In the copy, include every entry exactly but none of the images.

Code that draws figures
** begin **

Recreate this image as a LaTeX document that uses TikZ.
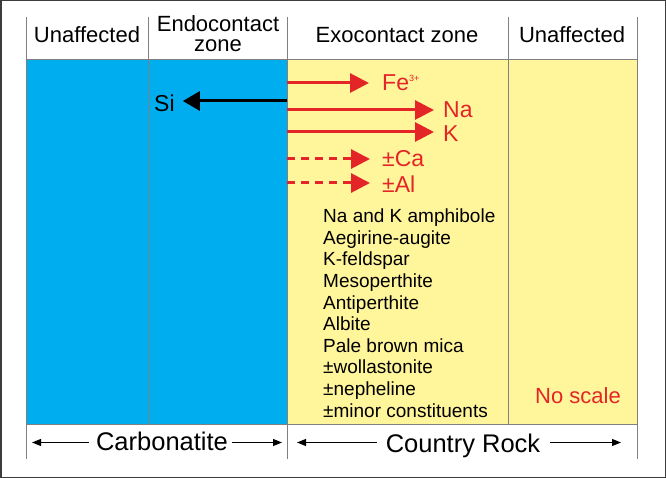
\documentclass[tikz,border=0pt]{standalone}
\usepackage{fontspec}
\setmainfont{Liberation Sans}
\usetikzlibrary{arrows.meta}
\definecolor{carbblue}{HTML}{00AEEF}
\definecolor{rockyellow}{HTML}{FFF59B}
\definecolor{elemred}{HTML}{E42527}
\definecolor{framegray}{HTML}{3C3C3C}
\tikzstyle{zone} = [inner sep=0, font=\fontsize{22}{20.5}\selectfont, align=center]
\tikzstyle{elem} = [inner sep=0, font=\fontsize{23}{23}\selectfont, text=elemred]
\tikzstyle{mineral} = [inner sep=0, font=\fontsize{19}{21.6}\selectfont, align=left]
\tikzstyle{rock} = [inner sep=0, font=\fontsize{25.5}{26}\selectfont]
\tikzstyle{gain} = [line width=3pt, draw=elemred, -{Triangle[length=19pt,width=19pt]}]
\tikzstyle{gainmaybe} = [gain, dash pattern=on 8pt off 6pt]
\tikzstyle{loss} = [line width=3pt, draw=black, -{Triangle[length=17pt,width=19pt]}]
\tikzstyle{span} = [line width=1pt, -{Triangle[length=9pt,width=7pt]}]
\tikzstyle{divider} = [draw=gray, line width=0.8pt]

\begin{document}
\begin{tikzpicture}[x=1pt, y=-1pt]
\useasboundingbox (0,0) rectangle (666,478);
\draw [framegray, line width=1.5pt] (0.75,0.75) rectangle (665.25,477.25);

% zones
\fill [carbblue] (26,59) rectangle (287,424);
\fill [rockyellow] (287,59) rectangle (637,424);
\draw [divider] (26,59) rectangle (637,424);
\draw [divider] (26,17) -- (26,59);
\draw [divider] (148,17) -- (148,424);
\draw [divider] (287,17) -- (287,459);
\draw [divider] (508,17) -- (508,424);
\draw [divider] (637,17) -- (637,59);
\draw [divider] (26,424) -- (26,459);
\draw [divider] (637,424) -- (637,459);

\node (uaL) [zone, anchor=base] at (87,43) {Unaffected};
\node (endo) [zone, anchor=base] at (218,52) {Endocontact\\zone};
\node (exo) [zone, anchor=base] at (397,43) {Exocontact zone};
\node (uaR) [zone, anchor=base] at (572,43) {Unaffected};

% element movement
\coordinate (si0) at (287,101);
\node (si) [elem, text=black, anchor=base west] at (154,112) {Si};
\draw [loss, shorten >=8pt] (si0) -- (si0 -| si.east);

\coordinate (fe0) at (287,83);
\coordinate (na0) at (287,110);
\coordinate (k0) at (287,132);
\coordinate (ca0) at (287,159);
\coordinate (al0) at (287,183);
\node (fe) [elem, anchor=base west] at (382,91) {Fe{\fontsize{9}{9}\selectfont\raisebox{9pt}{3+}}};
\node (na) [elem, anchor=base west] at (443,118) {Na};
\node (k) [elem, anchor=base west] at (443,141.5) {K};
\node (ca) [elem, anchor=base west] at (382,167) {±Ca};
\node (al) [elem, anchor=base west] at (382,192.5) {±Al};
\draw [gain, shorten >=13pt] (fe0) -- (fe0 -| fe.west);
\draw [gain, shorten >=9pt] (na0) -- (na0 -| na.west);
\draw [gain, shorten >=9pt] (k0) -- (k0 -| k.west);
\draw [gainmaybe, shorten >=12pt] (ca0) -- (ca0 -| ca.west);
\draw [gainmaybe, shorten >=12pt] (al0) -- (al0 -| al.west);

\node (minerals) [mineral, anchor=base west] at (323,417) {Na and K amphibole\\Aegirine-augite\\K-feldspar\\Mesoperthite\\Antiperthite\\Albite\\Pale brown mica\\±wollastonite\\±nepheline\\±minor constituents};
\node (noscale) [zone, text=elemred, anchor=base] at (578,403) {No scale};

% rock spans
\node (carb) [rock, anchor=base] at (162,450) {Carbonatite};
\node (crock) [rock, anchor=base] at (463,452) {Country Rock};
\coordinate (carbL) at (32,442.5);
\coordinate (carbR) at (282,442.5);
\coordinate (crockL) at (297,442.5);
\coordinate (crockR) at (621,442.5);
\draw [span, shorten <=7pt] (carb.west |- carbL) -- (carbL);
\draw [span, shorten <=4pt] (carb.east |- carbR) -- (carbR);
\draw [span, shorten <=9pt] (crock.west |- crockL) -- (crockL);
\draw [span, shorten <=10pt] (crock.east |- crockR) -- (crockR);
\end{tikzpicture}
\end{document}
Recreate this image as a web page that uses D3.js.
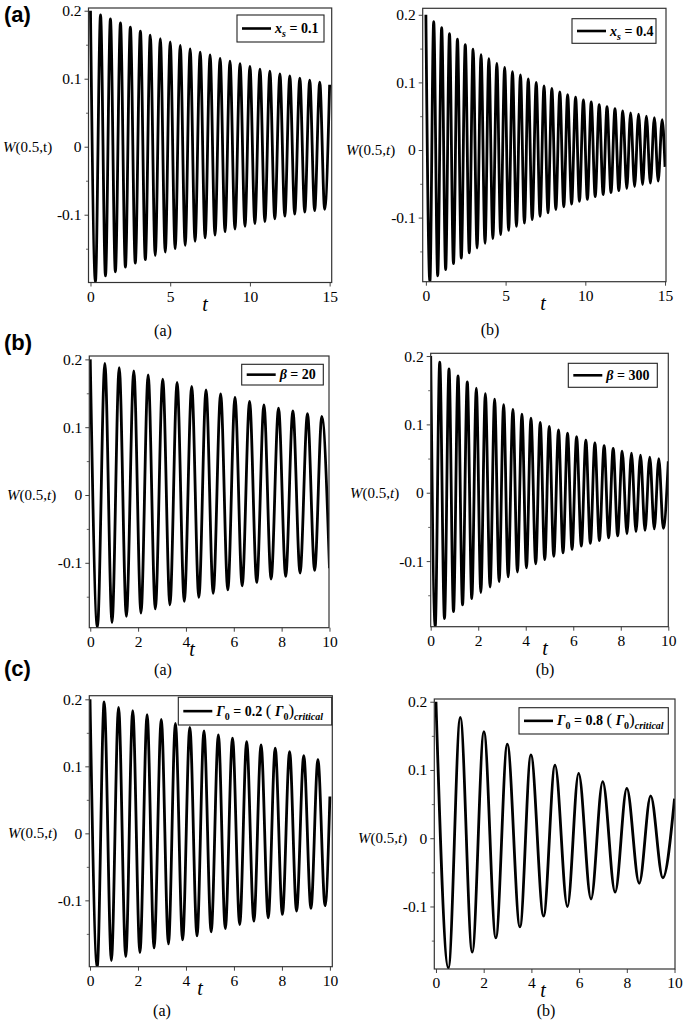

** end **

> **Exercise solution**:
Recreate this image as a LaTeX document that uses TikZ.
\documentclass[tikz,border=0pt]{standalone}
\usepackage{fontspec}
\setmainfont{Liberation Sans}
\usetikzlibrary{arrows.meta}
\definecolor{carbblue}{HTML}{00AEEF}
\definecolor{rockyellow}{HTML}{FFF59B}
\definecolor{elemred}{HTML}{E42527}
\definecolor{framegray}{HTML}{3C3C3C}
\tikzstyle{zone} = [inner sep=0, font=\fontsize{22}{20.5}\selectfont, align=center]
\tikzstyle{elem} = [inner sep=0, font=\fontsize{23}{23}\selectfont, text=elemred]
\tikzstyle{mineral} = [inner sep=0, font=\fontsize{19}{21.6}\selectfont, align=left]
\tikzstyle{rock} = [inner sep=0, font=\fontsize{25.5}{26}\selectfont]
\tikzstyle{gain} = [line width=3pt, draw=elemred, -{Triangle[length=19pt,width=19pt]}]
\tikzstyle{gainmaybe} = [gain, dash pattern=on 8pt off 6pt]
\tikzstyle{loss} = [line width=3pt, draw=black, -{Triangle[length=17pt,width=19pt]}]
\tikzstyle{span} = [line width=1pt, -{Triangle[length=9pt,width=7pt]}]
\tikzstyle{divider} = [draw=gray, line width=0.8pt]

\begin{document}
\begin{tikzpicture}[x=1pt, y=-1pt]
\useasboundingbox (0,0) rectangle (666,478);
\draw [framegray, line width=1.5pt] (0.75,0.75) rectangle (665.25,477.25);

% zones
\fill [carbblue] (26,59) rectangle (287,424);
\fill [rockyellow] (287,59) rectangle (637,424);
\draw [divider] (26,59) rectangle (637,424);
\draw [divider] (26,17) -- (26,59);
\draw [divider] (148,17) -- (148,424);
\draw [divider] (287,17) -- (287,459);
\draw [divider] (508,17) -- (508,424);
\draw [divider] (637,17) -- (637,59);
\draw [divider] (26,424) -- (26,459);
\draw [divider] (637,424) -- (637,459);

\node (uaL) [zone, anchor=base] at (87,43) {Unaffected};
\node (endo) [zone, anchor=base] at (218,52) {Endocontact\\zone};
\node (exo) [zone, anchor=base] at (397,43) {Exocontact zone};
\node (uaR) [zone, anchor=base] at (572,43) {Unaffected};

% element movement
\coordinate (si0) at (287,101);
\node (si) [elem, text=black, anchor=base west] at (154,112) {Si};
\draw [loss, shorten >=8pt] (si0) -- (si0 -| si.east);

\coordinate (fe0) at (287,83);
\coordinate (na0) at (287,110);
\coordinate (k0) at (287,132);
\coordinate (ca0) at (287,159);
\coordinate (al0) at (287,183);
\node (fe) [elem, anchor=base west] at (382,91) {Fe{\fontsize{9}{9}\selectfont\raisebox{9pt}{3+}}};
\node (na) [elem, anchor=base west] at (443,118) {Na};
\node (k) [elem, anchor=base west] at (443,141.5) {K};
\node (ca) [elem, anchor=base west] at (382,167) {±Ca};
\node (al) [elem, anchor=base west] at (382,192.5) {±Al};
\draw [gain, shorten >=13pt] (fe0) -- (fe0 -| fe.west);
\draw [gain, shorten >=9pt] (na0) -- (na0 -| na.west);
\draw [gain, shorten >=9pt] (k0) -- (k0 -| k.west);
\draw [gainmaybe, shorten >=12pt] (ca0) -- (ca0 -| ca.west);
\draw [gainmaybe, shorten >=12pt] (al0) -- (al0 -| al.west);

\node (minerals) [mineral, anchor=base west] at (323,417) {Na and K amphibole\\Aegirine-augite\\K-feldspar\\Mesoperthite\\Antiperthite\\Albite\\Pale brown mica\\±wollastonite\\±nepheline\\±minor constituents};
\node (noscale) [zone, text=elemred, anchor=base] at (578,403) {No scale};

% rock spans
\node (carb) [rock, anchor=base] at (162,450) {Carbonatite};
\node (crock) [rock, anchor=base] at (463,452) {Country Rock};
\coordinate (carbL) at (32,442.5);
\coordinate (carbR) at (282,442.5);
\coordinate (crockL) at (297,442.5);
\coordinate (crockR) at (621,442.5);
\draw [span, shorten <=7pt] (carb.west |- carbL) -- (carbL);
\draw [span, shorten <=4pt] (carb.east |- carbR) -- (carbR);
\draw [span, shorten <=9pt] (crock.west |- crockL) -- (crockL);
\draw [span, shorten <=10pt] (crock.east |- crockR) -- (crockR);
\end{tikzpicture}
\end{document}
Recreate this image as a web page that uses D3.js.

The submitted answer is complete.